Chef Nori is a supporter of sustainable food production and responsible food cultivation. He is also very active with volunteer projects such as the “2008 Summer Immersion Workshop for High School Students: Japanese Cuisine 101: Washoku” as well as “Reel Food: Teaching Tofu at the Astor Center”.
Chef Kazuhiro Sato was born and raised in Miyagi Prefecture where he helped in his family’s traditional Japanese restaurant and graduated from Miyagi Culinary School. Soon after, he moved to New York City where for the last 20 plus years, Chef Sato has worked at some of the older authentic Japanese restaurants frequented by Japanese customers looking for a taste of home. More recently he served as Executive Chef of Nori Restaurant, and currently serves as Executive Chef of Poke Restaurant.

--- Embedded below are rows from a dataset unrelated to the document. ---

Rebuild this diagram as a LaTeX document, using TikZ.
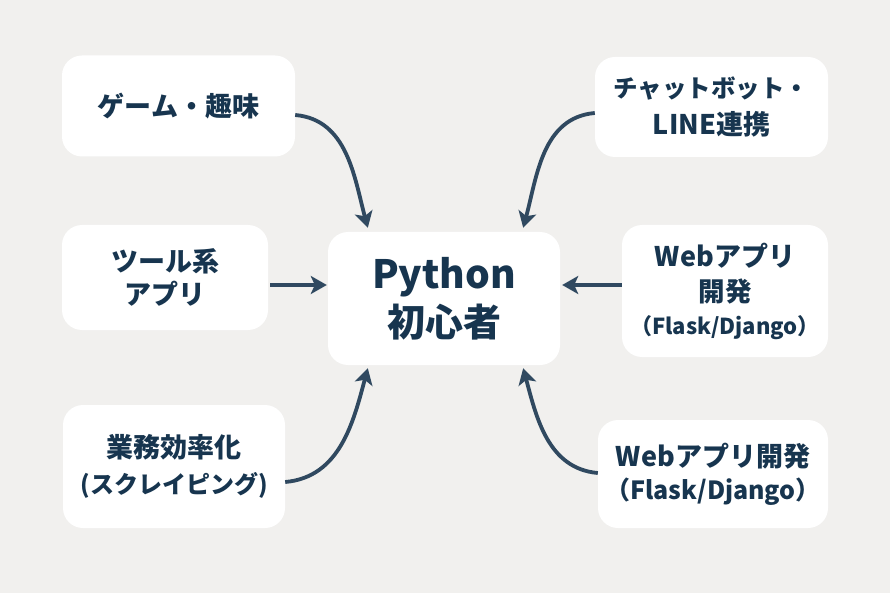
\documentclass[tikz,border=0pt]{standalone}
\usepackage{fontspec}
\setmainfont{Noto Sans CJK JP}
\usetikzlibrary{arrows.meta,calc}
\definecolor{bgc}{HTML}{F1F0EE}
\definecolor{txt}{HTML}{17354F}
\definecolor{arr}{HTML}{304960}
\newcommand{\fsz}[2]{\fontsize{#1}{#2}\selectfont}
\tikzset{
  box/.style={fill=white,rounded corners=20pt,align=center,text=txt,inner sep=0pt,
    font=\bfseries\fsz{27}{34}},
  conn/.style={draw=arr,line width=3.8pt,-{Stealth[length=16pt,width=18pt,inset=4pt]}}
}
\begin{document}
\begin{tikzpicture}[x=1pt,y=-1pt]
\fill[bgc] (0,0) rectangle (890,593);
\useasboundingbox (0,0) rectangle (890,593);

\node[box,minimum width=233pt,minimum height=101pt] (b1) at (178.5,106) {ゲーム・趣味};
\node[box,minimum width=206pt,minimum height=105pt,font=\bfseries\fsz{27}{33}] (b2) at (165,277.5) {ツール系\\アプリ};
\node[box,minimum width=222pt,minimum height=123pt,font=\bfseries\fsz{27}{36}] (b3) at (174,466.5) {業務効率化\\{\fsz{24}{36}(スクレイピング)}};
\node[box,minimum width=232pt,minimum height=133pt,font=\bfseries\fsz{39}{48}] (c) at (444,298.5) {Python\\{\fsz{38}{48}初心者}};
\node[box,minimum width=233pt,minimum height=100pt,font=\bfseries\fsz{27}{37}] (b4) at (711.5,107) {{\fsz{24.5}{37}チャットボット・}\\LINE連携};
\node[box,minimum width=206pt,minimum height=132pt,font=\bfseries\fsz{27}{35}] (b5) at (725,291) {Webアプリ\\{\fsz{26.5}{35}開発}\\[-2pt]{\fsz{22}{33}（Flask/Django）}};
\node[box,minimum width=230pt,minimum height=108pt,font=\bfseries\fsz{27}{33}] (b6) at (713,474) {Webアプリ開発\\{\fsz{25}{33}（Flask/Django）}};

\draw[conn] ([yshift=-9pt]b1.east) to[out=-5,in=105] ([xshift=40pt,yshift=4pt]c.north west);
\draw[conn] ([yshift=-6pt]b4.west) to[out=185,in=75] ([xshift=-37pt,yshift=4pt]c.north east);
\draw[conn] ([xshift=2pt,yshift=-7.5pt]b2.east) -- ([xshift=-1pt,yshift=13.5pt]c.west);
\draw[conn] ([yshift=6pt]b5.west) -- ([xshift=2pt,yshift=13.5pt]c.east);
\draw[conn] ([yshift=-15.5pt]b3.east) to[out=5,in=-105] ([xshift=40pt,yshift=-3pt]c.south west);
\draw[conn] ([yshift=1pt]b6.west) to[out=175,in=-75] ([xshift=-37pt,yshift=-3pt]c.south east);
\end{tikzpicture}
\end{document}
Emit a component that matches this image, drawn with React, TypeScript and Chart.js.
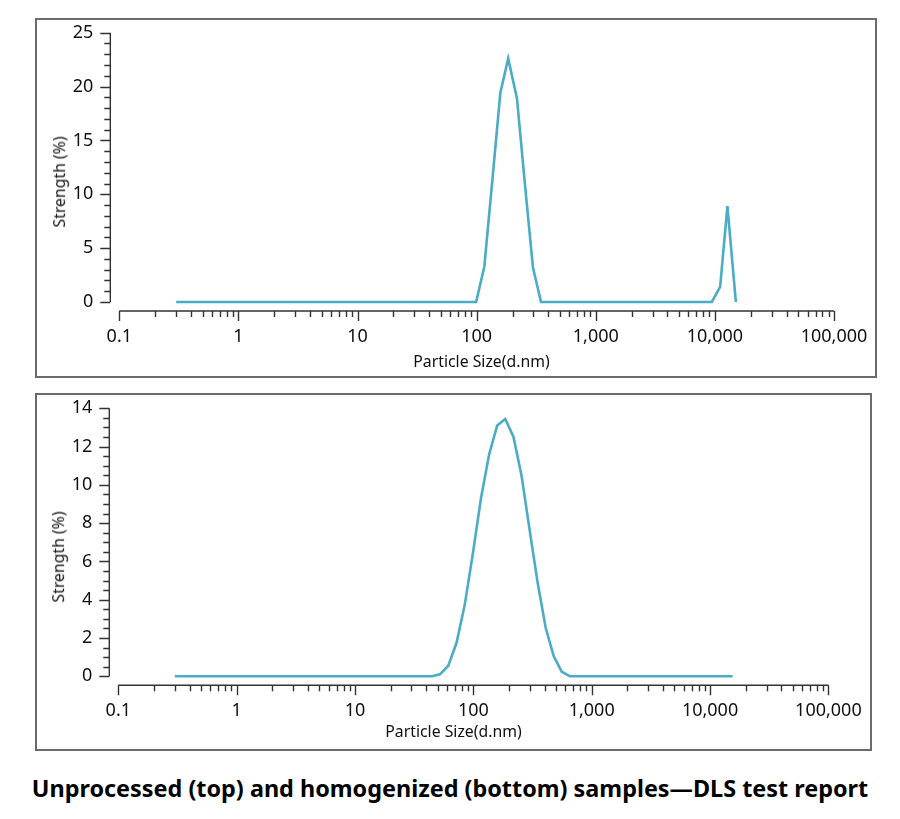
import { useEffect, useRef } from 'react'
import { Chart, registerables } from 'chart.js'

Chart.register(...registerables)

// particle size (d.nm) / strength (%)
const TOP_SIZES = [0.3, 99, 116, 136, 158, 184, 218, 254, 297, 347, 9420, 11070, 12740, 15000]
const TOP_STRENGTH = [0, 0, 3.3, 11.5, 19.4, 22.6, 18.9, 11.0, 3.2, 0, 0, 1.4, 8.9, 0]

const BOTTOM_SIZES = [
  0.3, 44.8, 52.2, 61.4, 72.1, 84.5, 99, 116, 136, 159, 186, 218, 255, 298, 348, 408, 477, 558, 655, 15500,
]
const BOTTOM_STRENGTH = [
  0, 0, 0.1, 0.55, 1.75, 3.72, 6.4, 9.3, 11.6, 13.1, 13.44, 12.52, 10.5, 7.7, 4.95, 2.55, 1.06, 0.24, 0, 0,
]

const X_DECADES = [0.1, 1, 10, 100, 1000, 10000, 100000]

const LINE = '#4bacc6'
const INK = '#111'
const AXIS = '#333'
const FONT = '"Noto Sans", "Open Sans", sans-serif'

type AxesOpts = { yStep: number; yMinor: number }

// axes sit a few px away from the plot area (y axis left of 0.1, x axis below 0)
const detachedAxes = {
  id: 'detachedAxes',
  afterDraw(chart: any, _args: any, opts: AxesOpts) {
    const { ctx, chartArea } = chart
    const xs = chart.scales.x
    const ys = chart.scales.y
    const ax = chartArea.left - 9
    const ay = chartArea.bottom + 9
    ctx.save()
    ctx.strokeStyle = AXIS
    ctx.lineWidth = 1.4
    ctx.beginPath()
    // y axis
    ctx.moveTo(ax, ys.getPixelForValue(ys.max))
    ctx.lineTo(ax, ys.getPixelForValue(0))
    const n = Math.round(ys.max / opts.yMinor)
    for (let i = 0; i <= n; i++) {
      const v = i * opts.yMinor
      const p = Math.round(ys.getPixelForValue(v)) + 0.5
      const major = Math.abs(v / opts.yStep - Math.round(v / opts.yStep)) < 1e-6
      ctx.moveTo(ax - (major ? 10 : 6), p)
      ctx.lineTo(ax, p)
    }
    // x axis
    ctx.moveTo(xs.getPixelForValue(X_DECADES[0]), ay)
    ctx.lineTo(xs.getPixelForValue(X_DECADES[X_DECADES.length - 1]), ay)
    X_DECADES.forEach((d, i) => {
      const p = Math.round(xs.getPixelForValue(d)) + 0.5
      ctx.moveTo(p, ay)
      ctx.lineTo(p, ay + 10)
      if (i < X_DECADES.length - 1) {
        for (let k = 2; k <= 9; k++) {
          const q = Math.round(xs.getPixelForValue(k * d)) + 0.5
          ctx.moveTo(q, ay)
          ctx.lineTo(q, ay + 6)
        }
      }
    })
    ctx.stroke()
    ctx.restore()
  },
}

type Box = { left: number; top: number; width: number; height: number }
type Area = { left: number; right: number; top: number; bottom: number }

type Props = {
  sizes: number[]
  values: number[]
  yMax: number
  yStep: number
  yMinor: number
  box: Box
  area: Area
  yTitleAt: [number, number]
  xTitleAt: [number, number]
}

function DlsChart({ sizes, values, yMax, yStep, yMinor, box, area, yTitleAt, xTitleAt }: Props) {
  const ref = useRef<HTMLCanvasElement>(null)

  // canvas sits inside the 2px frame
  const cx = box.left + 2
  const cy = box.top + 2
  const cw = box.width - 4
  const ch = box.height - 4

  useEffect(() => {
    if (!ref.current) return
    const tickFont = { family: FONT, size: 18 }
    // tick padding is put into tickLength (invisible) so it does not widen the plot margins
    const hiddenGrid = (len: number) => ({
      display: true, drawOnChartArea: false, drawTicks: true, tickLength: len, color: 'rgba(0,0,0,0)',
    })
    const chart = new Chart(ref.current, {
      type: 'line',
      data: {
        datasets: [
          {
            data: sizes.map((s, i) => ({ x: s, y: values[i] })),
            borderColor: LINE,
            borderWidth: 2.6,
            pointRadius: 0,
            tension: 0,
            clip: false as any,
          },
        ],
      },
      options: {
        animation: false,
        responsive: true,
        maintainAspectRatio: false,
        layout: {
          padding: { left: 0, top: area.top - cy, right: cw - (area.right - cx), bottom: 0 },
        },
        plugins: {
          legend: { display: false },
          tooltip: { enabled: false },
          detachedAxes: { yStep, yMinor },
        } as any,
        scales: {
          x: {
            type: 'logarithmic',
            min: X_DECADES[0],
            max: X_DECADES[X_DECADES.length - 1],
            afterBuildTicks: (s: any) => { s.ticks = X_DECADES.map(v => ({ value: v })) },
            afterFit: (s: any) => { s.height = ch - (area.bottom - cy) },
            grid: hiddenGrid(24),
            border: { display: false },
            ticks: {
              autoSkip: false,
              maxRotation: 0,
              padding: 0,
              color: INK,
              font: tickFont,
              callback: (v: any) => Number(v).toLocaleString('en-US'),
            },
          },
          y: {
            min: 0,
            max: yMax,
            afterFit: (s: any) => { s.width = area.left - cx },
            grid: hiddenGrid(26),
            border: { display: false },
            ticks: { stepSize: yStep, padding: 0, color: INK, font: tickFont },
          },
        },
      },
      plugins: [detachedAxes],
    })
    return () => chart.destroy()
  }, [sizes, values, yMax, yStep, yMinor])

  const titleStyle = {
    position: 'absolute' as const,
    fontFamily: FONT,
    fontSize: 15.8,
    lineHeight: 1,
    color: INK,
    whiteSpace: 'nowrap' as const,
  }

  return (
    <>
      <div
        style={{
          position: 'absolute', left: box.left, top: box.top, width: box.width, height: box.height,
          border: '2px solid #6b6b6b', boxSizing: 'border-box',
        }}
      />
      <div style={{ position: 'absolute', left: cx, top: cy, width: cw, height: ch }}>
        <canvas ref={ref} role="img" aria-label="DLS particle size distribution" />
      </div>
      <div style={{ ...titleStyle, left: yTitleAt[0], top: yTitleAt[1], transform: 'translate(-50%,-50%) rotate(-90deg)' }}>
        Strength (%)
      </div>
      <div style={{ ...titleStyle, left: xTitleAt[0], top: xTitleAt[1], transform: 'translate(-50%,-50%)' }}>
        Particle Size(d.nm)
      </div>
    </>
  )
}

export default function App() {
  return (
    <div style={{ position: 'absolute', left: 0, top: 0, width: 900, height: 819, background: '#fff', overflow: 'hidden' }}>
      <DlsChart
        sizes={TOP_SIZES}
        values={TOP_STRENGTH}
        yMax={25}
        yStep={5}
        yMinor={1}
        box={{ left: 35, top: 18, width: 842, height: 360 }}
        area={{ left: 119.3, right: 834, top: 32.7, bottom: 302 }}
        yTitleAt={[60, 182]}
        xTitleAt={[481.5, 362]}
      />
      <DlsChart
        sizes={BOTTOM_SIZES}
        values={BOTTOM_STRENGTH}
        yMax={14}
        yStep={2}
        yMinor={0.5}
        box={{ left: 35, top: 393, width: 837, height: 358 }}
        area={{ left: 118.3, right: 828.4, top: 408.3, bottom: 676.3 }}
        yTitleAt={[58.5, 557]}
        xTitleAt={[453.5, 732]}
      />
      <div
        style={{
          position: 'absolute', left: 0, top: 777, width: 900, textAlign: 'center',
          fontFamily: FONT, fontWeight: 700, fontSize: 23.4, lineHeight: 1, color: '#000', whiteSpace: 'nowrap',
        }}
      >
        Unprocessed (top) and homogenized (bottom) samples—DLS test report
      </div>
    </div>
  )
}
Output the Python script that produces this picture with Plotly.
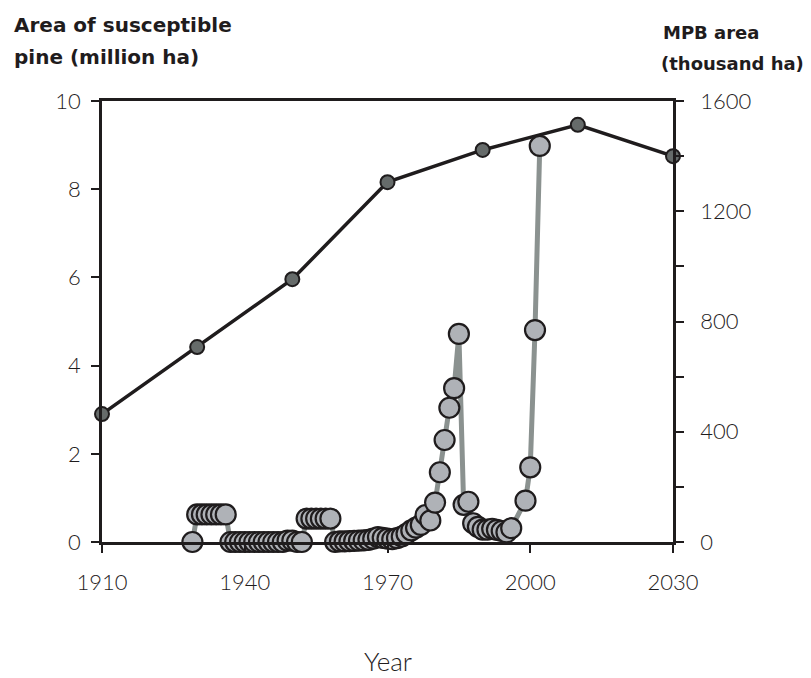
import plotly.graph_objects as go

# Susceptible pine area (million ha), left axis
pine_years = [1910, 1930, 1950, 1970, 1990, 2010, 2030]
pine_area = [2.9, 4.42, 5.96, 8.16, 8.89, 9.46, 8.75]

# MPB area (thousand ha), right axis
mpb_years = [1929,
             1930, 1931, 1932, 1933, 1934, 1935, 1936,
             1937, 1938, 1939, 1940, 1941, 1942, 1943, 1944, 1945, 1946,
             1947, 1948, 1949, 1950, 1951, 1952,
             1953, 1954, 1955, 1956, 1957, 1958,
             1959, 1960, 1961, 1962, 1963, 1964, 1965, 1966, 1967, 1968,
             1969, 1970, 1971, 1972, 1973, 1974, 1975,
             1976, 1977, 1978, 1979, 1980, 1981, 1982, 1983, 1984, 1985,
             1986, 1987, 1988, 1989, 1990, 1991, 1992, 1993, 1994, 1995, 1996,
             1999, 2000, 2001, 2002]
mpb_area = [0,
            100, 100, 100, 100, 100, 100, 100,
            0, 0, 0, 0, 0, 0, 0, 0, 0, 0,
            0, 0, 5, 5, 0, 0,
            85, 85, 85, 85, 85, 85,
            0, 2, 2, 3, 4, 5, 6, 8, 12, 18,
            15, 12, 10, 14, 20, 30, 42,
            52, 62, 98, 78, 143, 253, 370, 487, 558, 755,
            135, 146, 68, 55, 45, 45, 48, 44, 40, 35, 50,
            150, 271, 769, 1437]

x_ticks = [1910, 1940, 1970, 2000, 2030]

INK = "#1f1c1d"
FONT = "Lato"

# page body has an 8px margin; place the plot area so it lands where the reference has it
OFF = 8
L, T, PW, PH = 102 - OFF, 101 - OFF, 571, 441
W, H = 811 - OFF, 678 - OFF

fig = go.Figure()

fig.add_trace(go.Scatter(
    x=pine_years, y=pine_area, mode="lines+markers",
    line=dict(color=INK, width=3.5),
    marker=dict(size=14, color="#666b6a", line=dict(color=INK, width=2)),
    cliponaxis=False, showlegend=False, yaxis="y"))

fig.add_trace(go.Scatter(
    x=mpb_years, y=mpb_area, mode="lines+markers",
    line=dict(color="#8b9290", width=5),
    marker=dict(size=20, color="#afb2b7", line=dict(color=INK, width=2.2)),
    cliponaxis=False, showlegend=False, yaxis="y2"))

axis_font = dict(family=FONT, size=22, color=INK, weight=300)

fig.update_layout(
    width=W, height=H,
    margin=dict(l=L, r=W - L - PW, t=T, b=H - T - PH, autoexpand=False),
    paper_bgcolor="white", plot_bgcolor="white",
    xaxis=dict(range=[1910, 2030], tickvals=x_ticks, ticks="outside",
               ticklen=8, tickwidth=2, tickcolor=INK,
               showline=True, linecolor=INK, linewidth=2.5, mirror=True,
               showgrid=False, zeroline=False, tickfont=axis_font,
               ticklabelstandoff=11),
    yaxis=dict(range=[0, 10], dtick=2, ticks="outside", ticklen=8,
               tickwidth=2, tickcolor=INK, showline=True, linecolor=INK,
               linewidth=2.5, showgrid=False, zeroline=False,
               tickfont=axis_font, ticklabelstandoff=6),
    yaxis2=dict(range=[0, 1600], dtick=400, ticks="outside", ticklen=8,
                tickwidth=2, tickcolor=INK, showline=True, linecolor=INK,
                linewidth=2.5, showgrid=False, zeroline=False,
                overlaying="y", side="right", tickfont=axis_font,
                ticklabelstandoff=12,
                minor=dict(dtick=200, ticks="outside", ticklen=8,
                           tickwidth=2, tickcolor=INK)),
)


def px_to_paper(px, py):
    # px, py are reference page pixel coordinates
    return (px - 102) / PW, (542 - py) / PH


left_title_font = dict(family="DejaVu Sans", size=20, color=INK, weight="bold")
right_title_font = dict(family="DejaVu Sans", size=18, color=INK, weight="bold")
annots = [
    ("Area of susceptible", 12, 25, "left", left_title_font),
    ("pine (million ha)", 12, 57, "left", left_title_font),
    ("MPB area", 661, 32, "left", right_title_font),
    ("(thousand ha)", 806, 63, "right", right_title_font),
]
for text, x, y, anchor, f in annots:
    ax, ay = px_to_paper(x, y)
    fig.add_annotation(text=text, x=ax, y=ay, xref="paper", yref="paper",
                       showarrow=False, font=f, xanchor=anchor,
                       yanchor="middle")

yx, yy = px_to_paper(387.5, 661)
fig.add_annotation(text="Year", x=yx, y=yy, xref="paper", yref="paper",
                   showarrow=False,
                   font=dict(family=FONT, size=26, color=INK, weight=300),
                   xanchor="center", yanchor="middle")

fig.write_html("out.html")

Chef Sato has a wide range of expertise in Japanese Cuisine including Udon, Kaiseki, Tempura, Unagi, and Sushi. He most enjoys working behind the counter while interacting with his customers, learning their tastes, making a connection with them and watching them enjoy their food. Chef Sato expresses himself best when customers order Omakase or Chef’s choice where he selects various plates for customers to eat based on fresh ingredients that are prepared uniquely for each customer based on what he thinks they will enjoy.
His philosophy is that food has to be enjoyable. Cook good food within a reasonable price range using high quality ingredients and strong technique. His style is based on an authentic traditional japanese menu with a modern twist. Although he has served so many customers through the years, it may be his customer’s first time tasting his food so Chef Sato reminds himself that each dish, each meal preparation is very important to him so he strives for the very best in everything he makes.
He enjoys teaching western chefs various cooking methods and sharing Japanese cuisine with the world, and finds that he learns just as much from the experience.